⟨

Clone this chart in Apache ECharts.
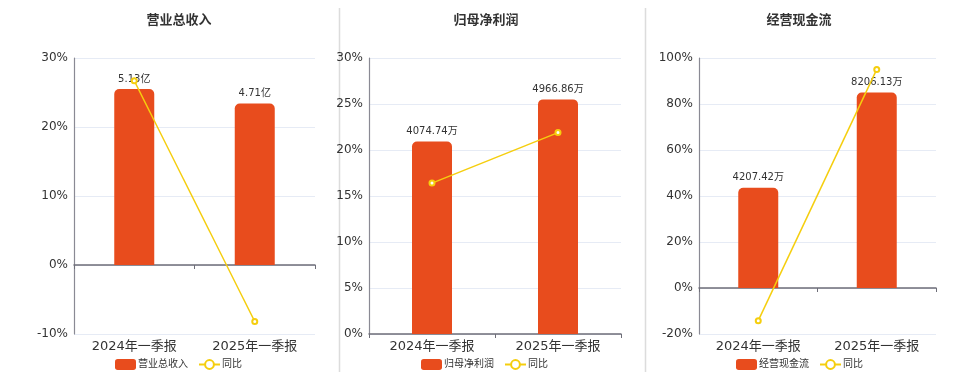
<!DOCTYPE html>
<html>
<head>
<meta charset="utf-8">
<script src="https://cdn.jsdelivr.net/npm/echarts@6/dist/echarts.min.js"></script>
<style>html,body{margin:0;padding:0;background:#fff}#c{width:960px;height:372px}</style>
</head>
<body>
<div id="c"></div>
<script>
var categories = ['2024年一季报', '2025年一季报'];
var titles = ['营业总收入', '归母净利润', '经营现金流'];
var revenue = [5.13, 4.71];
var revenueYoY = [26.7, -8.19];
var profit = [4074.74, 4966.86];
var profitYoY = [16.4, 21.89];
var cash = [4207.42, 8206.13];
var cashYoY = [-14.2, 95.04];
var units = ['亿', '万', '万'];
var pctMin = [-10, 0, -20];
var pctMax = [30, 30, 100];
var pctInterval = [10, 5, 20];

var barData = [revenue, profit, cash];
var yoyData = [revenueYoY, profitYoY, cashYoY];

var grids = [
  {left: 74, top: 58, width: 241, height: 276},
  {left: 369, top: 58, width: 252, height: 276},
  {left: 699, top: 58, width: 237, height: 276}
];
var centers = [174, 481, 794];
var legendLeft = [110, 416, 731];

var BAR = '#E84C1D', LINE = '#F5CE0E';
var option = {
  animation: false,
  backgroundColor: '#fff',
  textStyle: {fontFamily: 'DejaVu Sans, Noto Sans CJK SC, sans-serif'},
  title: [], grid: grids, xAxis: [], yAxis: [], series: [], legend: [],
  graphic: [
    {type: 'line', shape: {x1: 339.5, y1: 8, x2: 339.5, y2: 372}, style: {stroke: '#dcdcdc', lineWidth: 1.5}},
    {type: 'line', shape: {x1: 645.5, y1: 8, x2: 645.5, y2: 372}, style: {stroke: '#dcdcdc', lineWidth: 1.5}}
  ]
};
for (var i = 0; i < 3; i++) {
  option.title.push({text: titles[i], left: centers[i], top: 8, textAlign: 'center',
    textStyle: {fontSize: 13, fontWeight: 'bold', color: '#333', fontFamily: 'Noto Sans CJK SC'}});
  option.xAxis.push({type: 'category', gridIndex: i, data: categories,
    axisLine: {show: false}, axisTick: {show: false},
    axisLabel: {fontSize: 13, color: '#333', margin: 6}});
  option.xAxis.push({type: 'category', gridIndex: i, data: categories, position: 'bottom',
    axisLine: {onZero: true, lineStyle: {color: '#6e6e78', width: 1.5}},
    axisTick: {show: true, length: 4, lineStyle: {color: '#6e6e78'}},
    axisLabel: {show: false}});
  option.yAxis.push({type: 'value', gridIndex: i, min: pctMin[i], max: pctMax[i], interval: pctInterval[i],
    axisLine: {show: true, lineStyle: {color: '#8a8a94', width: 1.2}},
    axisTick: {show: false},
    splitLine: {lineStyle: {color: '#e6ebf5'}},
    axisLabel: {fontSize: 12, color: '#333', margin: 6, formatter: '{value}%'}});
  var bmax = Math.max.apply(null, barData[i]) / 0.85;
  var bmin = bmax * pctMin[i] / pctMax[i];
  option.yAxis.push({type: 'value', gridIndex: i, min: bmin, max: bmax, show: false, splitLine: {show: false}});
  option.series.push({name: titles[i], type: 'bar', xAxisIndex: i * 2, yAxisIndex: i * 2 + 1,
    data: barData[i], barWidth: 40,
    itemStyle: {color: BAR, borderRadius: [5, 5, 0, 0]},
    label: {show: true, position: 'top', fontSize: 10, color: '#333', distance: 5,
      formatter: (function (u) { return function (p) { return p.value + u; }; })(units[i])}});
  option.series.push({name: '同比', type: 'line', xAxisIndex: i * 2, yAxisIndex: i * 2,
    data: yoyData[i], symbol: 'emptyCircle', symbolSize: 5, z: 5,
    lineStyle: {color: LINE, width: 1.5}, itemStyle: {color: LINE}});
  option.legend.push({left: legendLeft[i], top: 354, itemWidth: 21, itemHeight: 11, itemGap: 10,
    data: [{name: titles[i], icon: 'roundRect'}, '同比'],
    textStyle: {fontSize: 10, color: '#333', padding: [0, 0, 0, -3]}});
}
var chart = echarts.init(document.getElementById('c'), null, {renderer: 'canvas'});
chart.setOption(option);
</script>
</body>
</html>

⟩

Begin at the top of the material above and output each line exactly, stopping after the line that holds "var legendLeft = [110, 416, 731];". Leave out pictures.

Clone this chart in Apache ECharts.
<!DOCTYPE html>
<html>
<head>
<meta charset="utf-8">
<script src="https://cdn.jsdelivr.net/npm/echarts@6/dist/echarts.min.js"></script>
<style>html,body{margin:0;padding:0;background:#fff}#c{width:960px;height:372px}</style>
</head>
<body>
<div id="c"></div>
<script>
var categories = ['2024年一季报', '2025年一季报'];
var titles = ['营业总收入', '归母净利润', '经营现金流'];
var revenue = [5.13, 4.71];
var revenueYoY = [26.7, -8.19];
var profit = [4074.74, 4966.86];
var profitYoY = [16.4, 21.89];
var cash = [4207.42, 8206.13];
var cashYoY = [-14.2, 95.04];
var units = ['亿', '万', '万'];
var pctMin = [-10, 0, -20];
var pctMax = [30, 30, 100];
var pctInterval = [10, 5, 20];

var barData = [revenue, profit, cash];
var yoyData = [revenueYoY, profitYoY, cashYoY];

var grids = [
  {left: 74, top: 58, width: 241, height: 276},
  {left: 369, top: 58, width: 252, height: 276},
  {left: 699, top: 58, width: 237, height: 276}
];
var centers = [174, 481, 794];
var legendLeft = [110, 416, 731];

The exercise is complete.